◆ **TASK DIRECTIONS**:
Pull out exactly the lines from the line containing "Convert this chart" to the line containing "right_ticks = [0, 2, 4, 6, 8]", both lines included, with pictures removed from the copy.

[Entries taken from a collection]
********************
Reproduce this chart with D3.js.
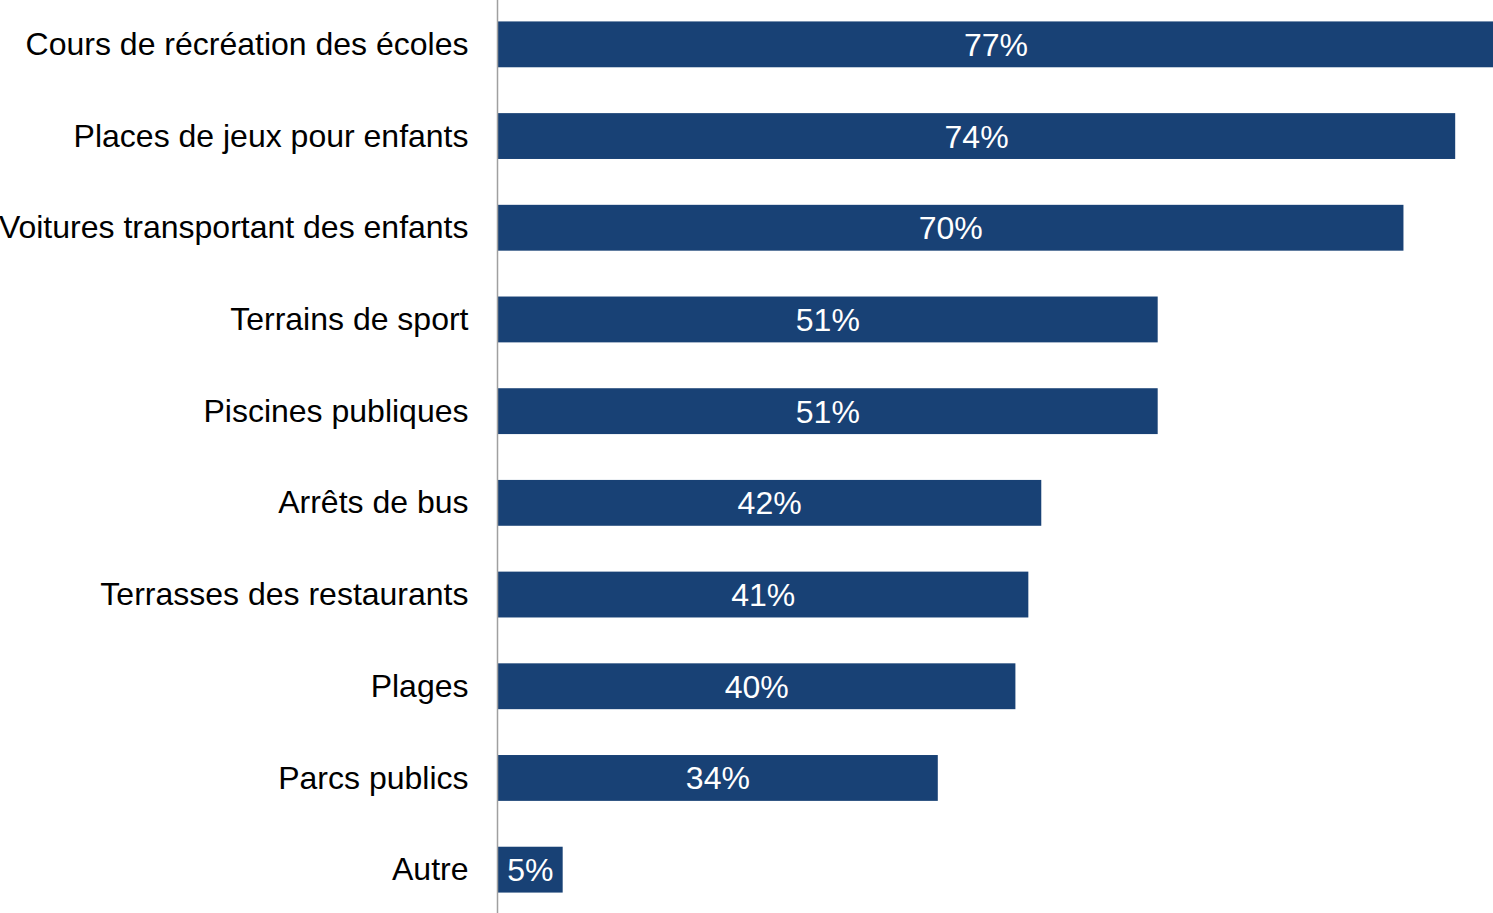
<!DOCTYPE html>
<html>
<head>
<meta charset="utf-8">
<script src="https://cdn.jsdelivr.net/npm/d3@7"></script>
<style>
  html, body { margin: 0; padding: 0; background: #fff; overflow: hidden; }
  svg { display: block; font-family: "Liberation Sans", Arial, sans-serif; }
</style>
</head>
<body>
<div id="plot"><svg></svg></div>
<script>
// Inline data
const categories = [
  "Cours de récréation des écoles",
  "Places de jeux pour enfants",
  "Voitures transportant des enfants",
  "Terrains de sport",
  "Piscines publiques",
  "Arrêts de bus",
  "Terrasses des restaurants",
  "Plages",
  "Parcs publics",
  "Autre"
];
const values = [77, 74, 70, 51, 51, 42, 41, 40, 34, 5];

const data = categories.map((c, i) => ({ cat: c, value: values[i] }));

const width = 1493;
const height = 913;
const axisX = 497.5;

const svg = d3.select("div#plot svg")
  .attr("width", width)
  .attr("height", height);

const x = d3.scaleLinear().domain([0, 77]).range([498, 1494]);
const y = d3.scaleBand()
  .domain(categories)
  .range([-1.5, 915.5])
  .paddingInner(0.5)
  .paddingOuter(0.25);

// bars
svg.selectAll(".bar")
  .data(data)
  .enter()
  .append("rect")
  .attr("class", "bar")
  .attr("x", x(0))
  .attr("y", d => y(d.cat))
  .attr("width", d => x(d.value) - x(0))
  .attr("height", y.bandwidth())
  .attr("fill", "#184175");

// value labels
svg.selectAll(".val")
  .data(data)
  .enter()
  .append("text")
  .attr("class", "val")
  .attr("x", d => (x(0) + x(d.value)) / 2)
  .attr("y", d => y(d.cat) + y.bandwidth() / 2)
  .attr("dy", "0.36em")
  .attr("text-anchor", "middle")
  .attr("fill", "#fff")
  .style("font-size", "32px")
  .text(d => d.value + "%");

// category axis
const axis = svg.append("g")
  .attr("transform", `translate(${axisX},0)`)
  .call(d3.axisLeft(y).tickSize(0).tickPadding(29));

axis.select(".domain").remove();
axis.selectAll("text")
  .attr("fill", "#000")
  .attr("dy", "0.33em")
  .style("font-size", "32px")
  .style("font-family", "'Liberation Sans', Arial, sans-serif");

svg.append("line")
  .attr("x1", axisX).attr("x2", axisX)
  .attr("y1", 0).attr("y2", height)
  .attr("stroke", "#a0a0a0")
  .attr("stroke-width", 1.5);
</script>
</body>
</html>
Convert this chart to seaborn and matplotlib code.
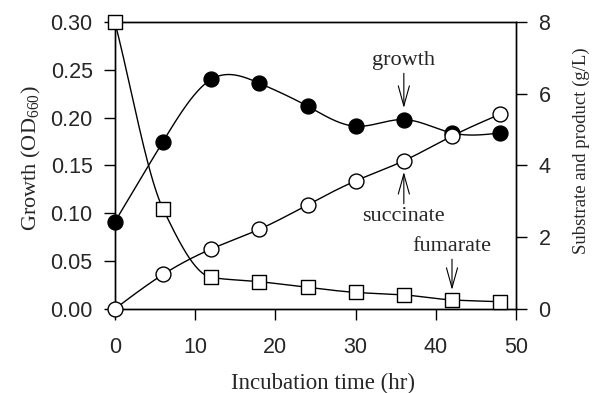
import numpy as np
import pandas as pd
import matplotlib
matplotlib.use("Agg")
import matplotlib.pyplot as plt
import seaborn as sns

# ---- data ----
time_hr = [0, 6, 12, 18, 24, 30, 36, 42, 48]
growth_od = [0.091, 0.175, 0.240, 0.236, 0.212, 0.191, 0.198, 0.184, 0.184]
succinate_gl = [0.0, 0.96, 1.67, 2.22, 2.90, 3.57, 4.13, 4.82, 5.43]
fumarate_gl = [8.0, 2.79, 0.88, 0.76, 0.60, 0.46, 0.39, 0.25, 0.20]

x_ticks = [0, 10, 20, 30, 40, 50]
left_ticks = [0.00, 0.05, 0.10, 0.15, 0.20, 0.25, 0.30]
right_ticks = [0, 2, 4, 6, 8]


def natural_spline(x, y, n=400):
    x = np.asarray(x, float); y = np.asarray(y, float)
    k = len(x); h = np.diff(x)
    A = np.zeros((k, k)); b = np.zeros(k)
    A[0, 0] = A[-1, -1] = 1
    for i in range(1, k - 1):
        A[i, i - 1] = h[i - 1]; A[i, i] = 2 * (h[i - 1] + h[i]); A[i, i + 1] = h[i]
        b[i] = 3 * ((y[i + 1] - y[i]) / h[i] - (y[i] - y[i - 1]) / h[i - 1])
    c = np.linalg.solve(A, b)
    xs = np.linspace(x[0], x[-1], n)
    idx = np.clip(np.searchsorted(x, xs) - 1, 0, k - 2)
    dx = xs - x[idx]
    bb = (y[1:] - y[:-1]) / h - h * (2 * c[:-1] + c[1:]) / 3
    d = (c[1:] - c[:-1]) / (3 * h)
    ys = y[idx] + bb[idx] * dx + c[idx] * dx ** 2 + d[idx] * dx ** 3
    return xs, ys


def pchip(x, y, n=400):
    x = np.asarray(x, float); y = np.asarray(y, float)
    h = np.diff(x); delta = np.diff(y) / h
    m = np.zeros_like(y)
    for i in range(1, len(x) - 1):
        if delta[i - 1] * delta[i] > 0:
            w1 = 2 * h[i] + h[i - 1]; w2 = h[i] + 2 * h[i - 1]
            m[i] = (w1 + w2) / (w1 / delta[i - 1] + w2 / delta[i])
    m[0] = delta[0]; m[-1] = delta[-1]
    xs = np.linspace(x[0], x[-1], n)
    idx = np.clip(np.searchsorted(x, xs) - 1, 0, len(x) - 2)
    t = (xs - x[idx]) / h[idx]
    h00 = 2 * t**3 - 3 * t**2 + 1; h10 = t**3 - 2 * t**2 + t
    h01 = -2 * t**3 + 3 * t**2; h11 = t**3 - t**2
    ys = h00 * y[idx] + h10 * h[idx] * m[idx] + h01 * y[idx + 1] + h11 * h[idx] * m[idx + 1]
    return xs, ys


sns.set_style("ticks")
plt.rcParams["font.family"] = ["Liberation Sans", "DejaVu Sans"]
plt.rcParams["mathtext.fontset"] = "custom"
plt.rcParams["mathtext.rm"] = "Liberation Serif"
plt.rcParams["mathtext.it"] = "Liberation Serif:italic"

fig = plt.figure(figsize=(5.92, 3.93), dpi=100)
ax = fig.add_axes([0.194, 0.214, 0.678, 0.730])
ax2 = ax.twinx()

df = pd.DataFrame({"t": time_hr, "g": growth_od, "s": succinate_gl, "f": fumarate_gl})

gx, gy = natural_spline(time_hr, growth_od)
sx, sy = natural_spline(time_hr, succinate_gl)
fx, fy = pchip(time_hr, fumarate_gl)

lw = 1.0
sns.lineplot(x=gx, y=gy, ax=ax, color="black", lw=lw, zorder=2)
sns.lineplot(x=sx, y=sy, ax=ax2, color="black", lw=lw, zorder=2)
sns.lineplot(x=fx, y=fy, ax=ax2, color="black", lw=lw, zorder=2)

sns.scatterplot(data=df, x="t", y="g", ax=ax, marker="o", s=115, color="black",
                edgecolor="black", linewidth=1, zorder=3, clip_on=False)
sns.scatterplot(data=df, x="t", y="s", ax=ax2, marker="o", s=115, color="white",
                edgecolor="black", linewidth=1, zorder=3, clip_on=False)
sns.scatterplot(data=df, x="t", y="f", ax=ax2, marker="s", s=95, color="white",
                edgecolor="black", linewidth=1, zorder=3, clip_on=False)

ax.set_xlim(0, 50)
ax.set_ylim(0, 0.30)
ax2.set_ylim(0, 8)
ax.set_xticks(x_ticks)
ax.set_yticks(left_ticks)
ax.set_yticklabels([f"{v:.2f}" for v in left_ticks])
ax2.set_yticks(right_ticks)
ax2.set_yticklabels([str(v) for v in right_ticks])

for a in (ax, ax2):
    a.tick_params(labelsize=15.5, length=8, width=1, color="black", pad=8)
    for sp in a.spines.values():
        sp.set_visible(True)
        sp.set_linewidth(1)
        sp.set_color("black")
ax.tick_params(axis="x", pad=12)

serif = ["Liberation Serif", "DejaVu Serif"]
ax.set_xlabel("Incubation time (hr)", fontsize=16.5, family=serif, labelpad=11)
ax.set_ylabel(r"Growth (OD$_{\mathit{660}}$)", fontsize=16, family=serif, labelpad=5)
ax2.set_ylabel("Substrate and product (g/L)", fontsize=13.5, family=serif, labelpad=16)
ax.xaxis.label.set_x(0.519)
ax.yaxis.label.set_y(0.526)
ax2.yaxis.label.set_y(0.55)

arrow = dict(arrowstyle="->,head_length=0.9,head_width=0.25", color="black", lw=0.8,
             shrinkA=0, shrinkB=0)
ax2.annotate("growth", xy=(36, (309 - 108) / 287 * 8), xytext=(36, (309 - 70) / 287 * 8),
             ha="center", va="bottom", fontsize=16, family=serif, arrowprops=arrow)
ax2.annotate("succinate", xy=(36, (309 - 172) / 287 * 8), xytext=(36, (309 - 207) / 287 * 8),
             ha="center", va="top", fontsize=16, family=serif, arrowprops=arrow)
ax2.annotate("fumarate", xy=(42, (309 - 290) / 287 * 8), xytext=(42, (309 - 256) / 287 * 8),
             ha="center", va="bottom", fontsize=16, family=serif, arrowprops=arrow)

fig.savefig("out.png", dpi=100)
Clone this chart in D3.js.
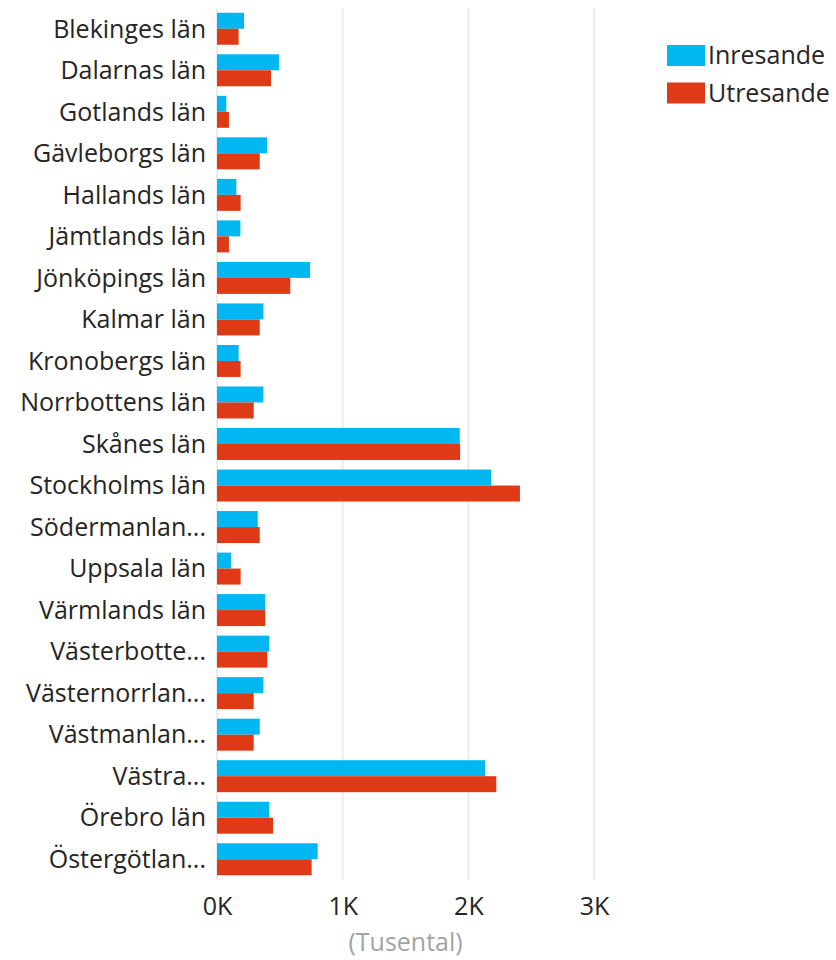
<!DOCTYPE html>
<html>
<head>
<meta charset="utf-8">
<script src="https://cdn.jsdelivr.net/npm/d3@7"></script>
<style>
  body { margin: 0; background: #fff; }
  text { font-family: "Open Sans", "Noto Sans", sans-serif; }
</style>
</head>
<body>
<div id="chart"></div>
<script>
const categories = [
    "Blekinges län", "Dalarnas län", "Gotlands län", "Gävleborgs län",
    "Hallands län", "Jämtlands län", "Jönköpings län", "Kalmar län",
    "Kronobergs län", "Norrbottens län", "Skånes län", "Stockholms län",
    "Södermanlan...", "Uppsala län", "Värmlands län", "Västerbotte...",
    "Västernorrlan...", "Västmanlan...", "Västra...", "Örebro län",
    "Östergötlan..."
];
// thousands
const inresande = [215, 493, 74, 400, 154, 186, 740, 369, 172, 369, 1931, 2180, 324, 111, 384, 416, 369, 340, 2132, 416, 801];
const utresande = [172, 430, 95, 340, 188, 95, 583, 340, 188, 292, 1934, 2410, 340, 188, 384, 400, 292, 292, 2222, 446, 753];
const seriesNames = ["Inresande", "Utresande"];
const colors = ["#00b7f1", "#df3a16"];
const xTicks = [0, 1000, 2000, 3000];

const width = 836, height = 960;
const margin = { left: 217, top: 8, bottom: 80 };
const plotRight = 217 + 125.7 * 3;
const fontSize = 25;
const textColor = "#252525";

const svg = d3.select("#chart").append("svg")
    .attr("width", width)
    .attr("height", height);

const x = d3.scaleLinear()
    .domain([0, 3000])
    .range([margin.left, plotRight]);

const y = d3.scaleBand()
    .domain(categories)
    .range([margin.top, height - margin.bottom])
    .paddingInner(0.23)
    .paddingOuter(0.115);

const ySub = d3.scaleBand()
    .domain(seriesNames)
    .range([0, y.bandwidth()]);

// gridlines
svg.append("g")
    .selectAll("line")
    .data(xTicks)
    .join("line")
    .attr("x1", d => x(d))
    .attr("x2", d => x(d))
    .attr("y1", margin.top)
    .attr("y2", height - margin.bottom)
    .attr("stroke", "#ececec")
    .attr("stroke-width", 2);

// bars
const rows = categories.map((c, i) => ({ c, vals: [inresande[i], utresande[i]] }));
const groups = svg.append("g")
    .selectAll("g")
    .data(rows)
    .join("g")
    .attr("transform", d => `translate(0,${y(d.c)})`);

groups.selectAll("rect")
    .data(d => d.vals.map((v, k) => ({ v, k })))
    .join("rect")
    .attr("x", x(0))
    .attr("y", d => ySub(seriesNames[d.k]))
    .attr("width", d => x(d.v) - x(0))
    .attr("height", ySub.bandwidth())
    .attr("fill", d => colors[d.k]);

// category labels
svg.append("g")
    .selectAll("text")
    .data(categories)
    .join("text")
    .attr("x", 206)
    .attr("y", d => y(d) + y.bandwidth() / 2)
    .attr("dy", "0.35em")
    .attr("text-anchor", "end")
    .attr("font-size", fontSize)
    .attr("fill", textColor)
    .text(d => d);

// x axis
const xAxis = d3.axisBottom(x)
    .tickValues(xTicks)
    .tickFormat(d => (d / 1000) + "K")
    .tickSize(0)
    .tickPadding(17);

const ax = svg.append("g")
    .attr("transform", `translate(0,${height - margin.bottom})`)
    .call(xAxis);
ax.select(".domain").remove();
ax.selectAll("text")
    .attr("font-size", fontSize)
    .attr("fill", textColor)
    .style("font-family", "'Open Sans', 'Noto Sans', sans-serif");

svg.append("text")
    .attr("x", (x(0) + x(3000)) / 2)
    .attr("y", 951)
    .attr("text-anchor", "middle")
    .attr("font-size", fontSize)
    .attr("fill", "#a3a3a3")
    .text("(Tusental)");

// legend
const legend = svg.append("g")
    .selectAll("g")
    .data(seriesNames)
    .join("g")
    .attr("transform", (d, i) => `translate(667,${45 + i * 37.5})`);

legend.append("rect")
    .attr("width", 38)
    .attr("height", 21)
    .attr("fill", (d, i) => colors[i]);

legend.append("text")
    .attr("x", 41)
    .attr("y", 10.5)
    .attr("dy", "0.35em")
    .attr("font-size", fontSize)
    .attr("fill", textColor)
    .text(d => d);
</script>
</body>
</html>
********************
◆ **WRITTEN RESPONSE**:
Convert this chart to seaborn and matplotlib code.
import numpy as np
import pandas as pd
import matplotlib
matplotlib.use("Agg")
import matplotlib.pyplot as plt
import seaborn as sns

# ---- data ----
time_hr = [0, 6, 12, 18, 24, 30, 36, 42, 48]
growth_od = [0.091, 0.175, 0.240, 0.236, 0.212, 0.191, 0.198, 0.184, 0.184]
succinate_gl = [0.0, 0.96, 1.67, 2.22, 2.90, 3.57, 4.13, 4.82, 5.43]
fumarate_gl = [8.0, 2.79, 0.88, 0.76, 0.60, 0.46, 0.39, 0.25, 0.20]

x_ticks = [0, 10, 20, 30, 40, 50]
left_ticks = [0.00, 0.05, 0.10, 0.15, 0.20, 0.25, 0.30]
right_ticks = [0, 2, 4, 6, 8]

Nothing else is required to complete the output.